Elitists who like to show off their class buy eco-friendly sanitary pads in a manner similar to buying regular ones, sometimes even more, as an eco-friendly tag gives them a license to produce more waste.

They do not realise that, eco-friendly or not, this ultimately generates more waste after use, something that does not sound eco-friendly at all.

A necessity-based consumption pattern should instead be promoted.

When people who can afford eco-friendly products, fill themselves with the feeling of being righteous, there is another group that is being denied the choice to live a sustainable life.

The society that once lectured people on the consequences of using a cloth as sanitary material during menstruation, while extolling the benefits of synthetic sanitary pads, now lectures people on how cloth pads can reduce sanitary waste production.
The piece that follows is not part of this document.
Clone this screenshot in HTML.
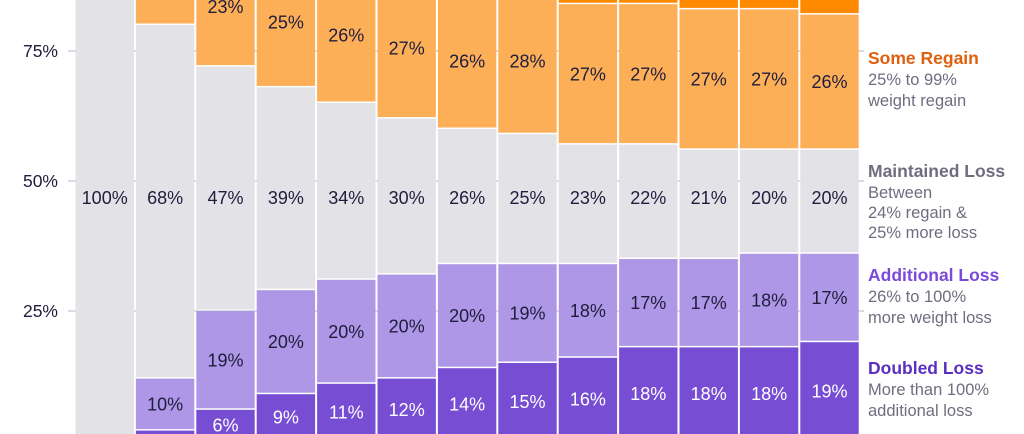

People were earlier fine with bringing cloth or jute bags for buying groceries. Shops then began offering plastic carry bags free-of-cost, encouraging people to change their eco-friendly lifestyles. The same shops now charge their customers for cheap cloth carry bags.

How fair is that? When authorities are running around with the idea of promoting sustainable living, non-eco-friendly products are still cheap, while eco-friendly ones are at a high price, when it should be the other way round.

Everybody loves the idea of sustainable living and wishes to do so.

There is hardly anyone who does not love the environment, but what choice do they have, unless there is a change in certain things put in the above absurd manner. How can you ask someone to cook without giving them raw materials?

Similarly, if we want the common people to follow an eco-friendly sustainable lifestyle, we need to make sure the drivers for this are available for everyone and understand that they need to unlearn certain habits, taught to them by this very society.